The reference to appointing an “outside junior counsel,” etc., follows the model of the Hutton Inquiry, set up supposedly to inquire into the apparent suicide of United Nations weapons inspector Dr. David Kelly.

In May 2003, Kelly had been maliciously “outed” as the source for then BBC journalist Andrew Gilligan’s assertion that the government had “sexed up” its Iraq dossier, which made the spurious claim that the then Iraqi president Saddam Hussein could launch “weapons of mass destruction” within 45 minutes. Amid the furore that followed, which threatened to expose that Blair and his government were guilty of war crimes—namely the launching of a pre-emptive war of aggression against Iraq based on false and doctored “evidence”—Kelly was found dead on July 18 in woodland near his Oxfordshire home.

By establishing an inquiry strictly limited to the circumstances of Kelly’s death, Blair ensured there was no examination of the spurious case made for war. The final report by Lord Hutton not only exonerated the government of any responsibility for Kelly’s death. It turned the tables, making the BBC and Gilligan culpable for disclosing the information in the first place!

As the World Socialist Web Site explained at the time, the whitewash Hutton Inquiry was a “black day for democracy in Britain.”

“The fundamental question underlying the inquiry was: Do the British people have the right to hold their government accountable on matters pertaining to life and death?

“Hutton’s verdict was a resounding ‘No.’ He has come down squarely in favour of a quasi-dictatorial form of government, in which those who hold power are not answerable for their actions to the people. He has, moreover, set in motion a witch-hunt against any section of the media that maintains the slightest independence from the government and subjects its claims to critical review. His findings clear the way for an unprecedented attack on freedom of the press and free speech.”

Blair has not denied the veracity of the email exchange. In response, a spokesperson said it was “simply” Blair “giving informal advice over the phone.”

The spokesperson continued: “Mr.
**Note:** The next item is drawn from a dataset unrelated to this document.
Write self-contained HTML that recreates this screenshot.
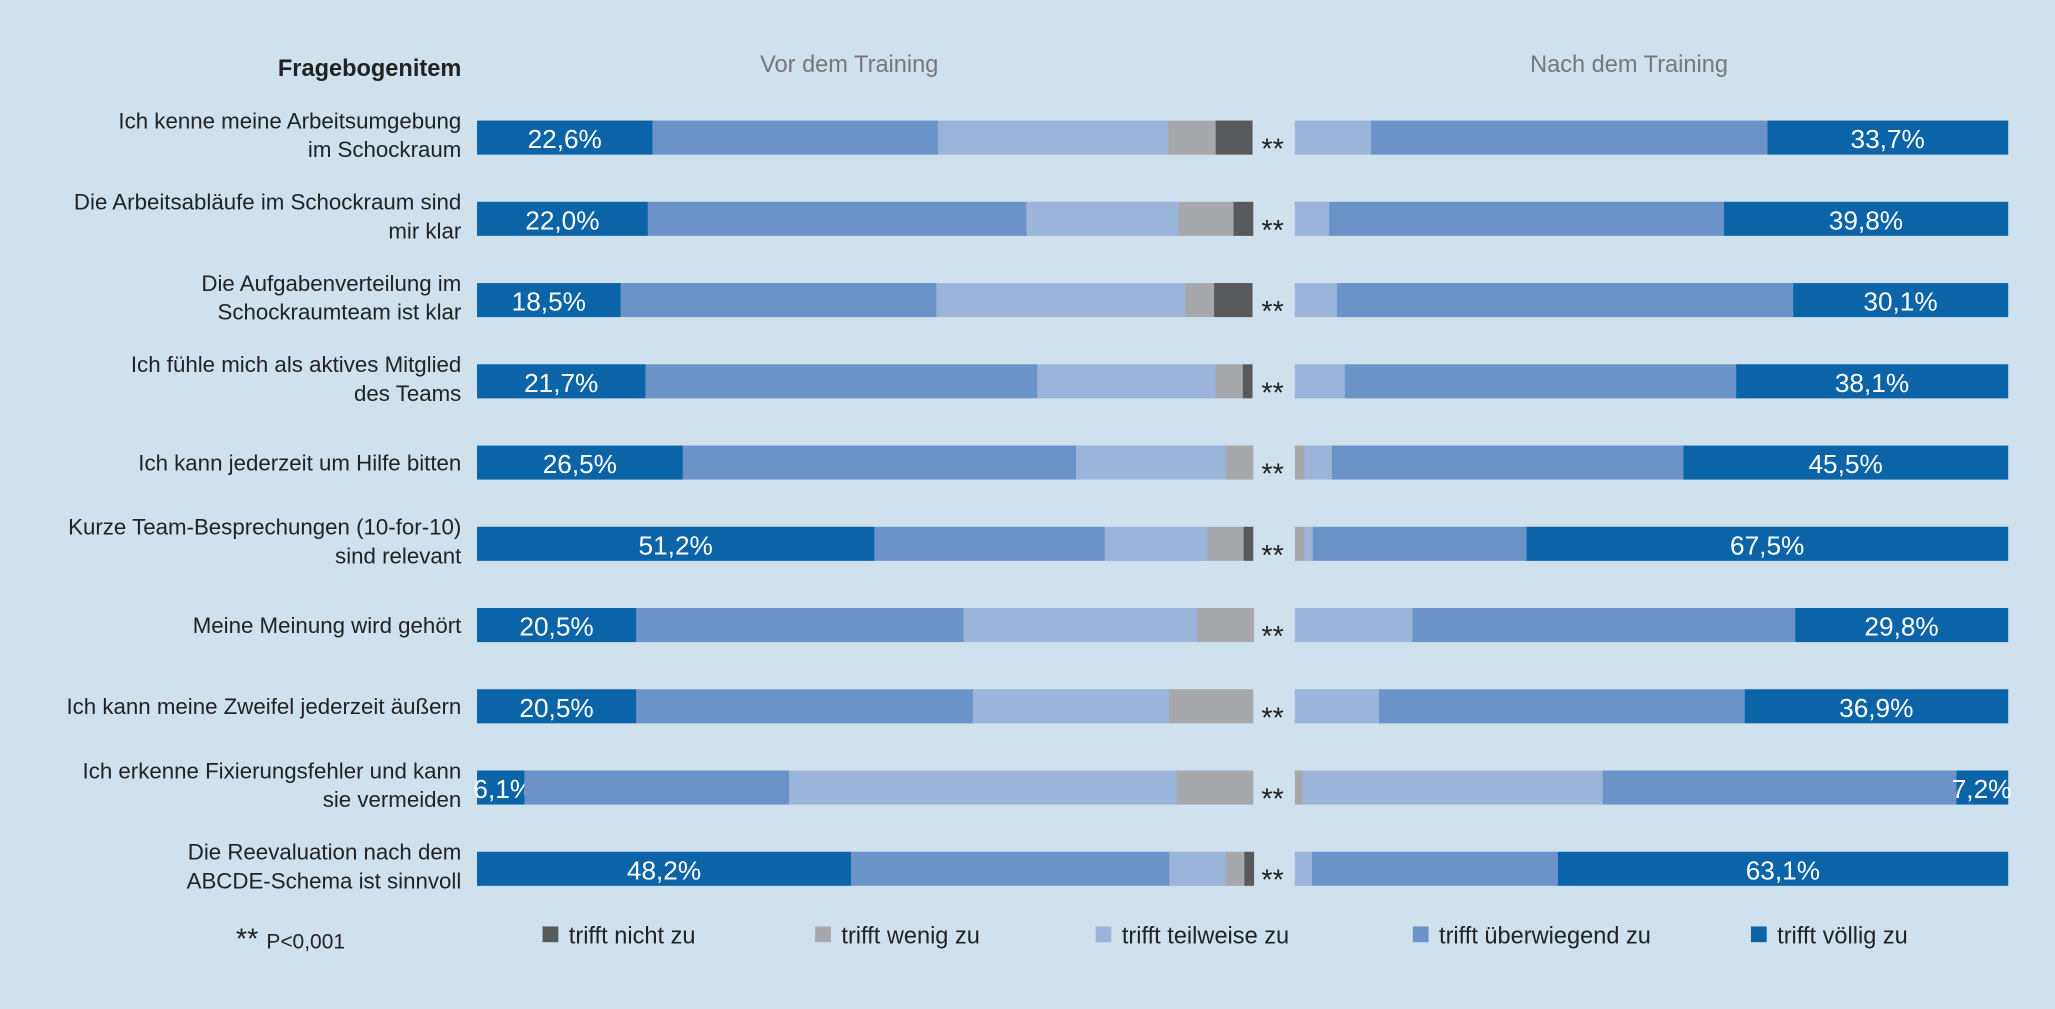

Blair said that if what he was being told by her was correct, and there had been no wrongdoing, then a finding to that effect by a credible Inquiry would be far better than an internal and therefore less credible investigation.”

Whatever Blair’s claims, the Hutton Inquiry has indeed been the model for handling the fall-out from the Murdoch scandal.

In the wake of the phone hacking revelations, a judge-led inquiry, this time chaired by Lord Justice Leveson, was established in 2011. Strictly limited to investigate the “culture, practice and ethics” of the UK media in general, the aim was to obscure not only the widespread criminality and corrupt practices that pervaded the News of the World and its parent company, News International, but also the police and the entire body politic.

In his own evidence to the Leveson Inquiry, Blair claimed that he had been “uncomfortable” at the “unhealthy” relations between politicians and the “media”—the name Murdoch was never mentioned.

“[C]ertain newspapers are used by their owners or editors as instruments of political power,” that could sweep away governments, Blair said.

He had felt unable to confront the media because it could derail the agenda that really mattered to him, like the “health service, schools or law and order,” he claimed.

This lying self-justification was the basis on which Leveson whitewashed the political elite. While acknowledging that politicians had developed relations with the media that have “not been in the public interest,” there was no evidence that Murdoch’s support “was traded for the expectation of policy favours,” he claimed.

Far from being a victim of circumstance, the email makes clear that Blair was actively involved in courting and advising the Murdoch empire as to how the institutions of state could be manipulated to forestall the consequences of their own criminality.